On June 20, the U.S. Department of Transportation’s Office of the Inspector General (OIG) released a report criticizing the Federal Aviation Administration (FAA) for the way the agency determines the number of flight standards safety inspectors needed to maintain a robust air carrier network.

The OIG found that while the FAA introduced a new inspector staffing model more than three years ago the agency has failed to rely fully on the model’s results to determine the needed number and location of part 121 air carrier inspectors and continues to utilize incomplete and outdated metrics. Different staffing processes across regions result in inconsistent and subjective staffing decisions that leave potential gaps in safety, according to the report.

The watchdog also outlined deficiencies in the FAA’s geographic surveillance program, which supplements regular inspections by allowing inspectors to request assistance from other regional offices.

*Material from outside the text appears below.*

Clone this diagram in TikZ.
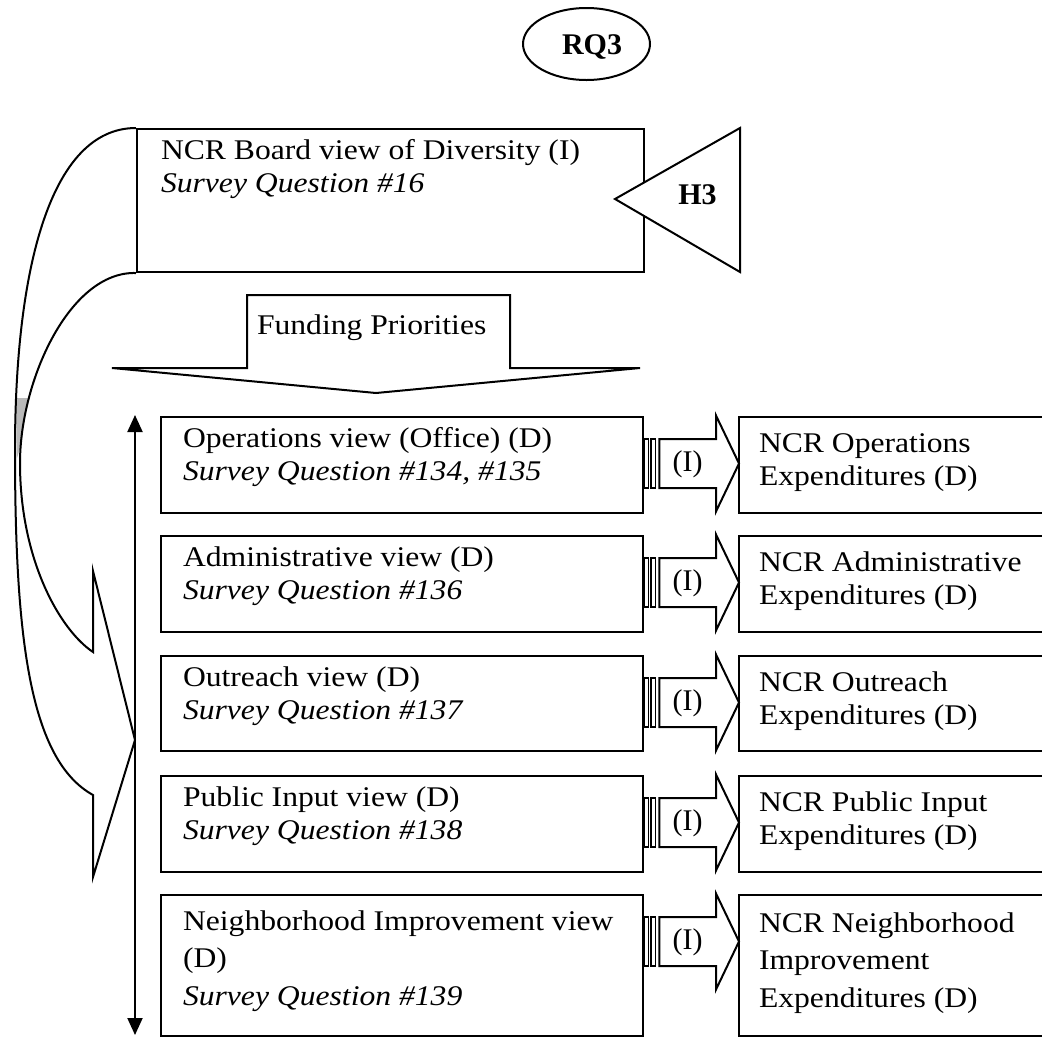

The OIG highlighted that many inspectors are reluctant to participate in certain aspects of the program since they are not always trained in the specific operations of the assigned air carrier and the process for requesting outside assistance is burdensome.

To address these concerns, the OIG recommended developing a plan with milestones to correct the staffing model’s shortcomings, particularly with regard to data collection and accuracy; implementing training programs to ensure managers and inspectors follow the model; establishing guidance to enhance staffing model analysts’ understanding of their role and responsibilities; and developing a process to ensure inspectors participating in the geographic surveillance program are trained on specific air carrier policies and procedures.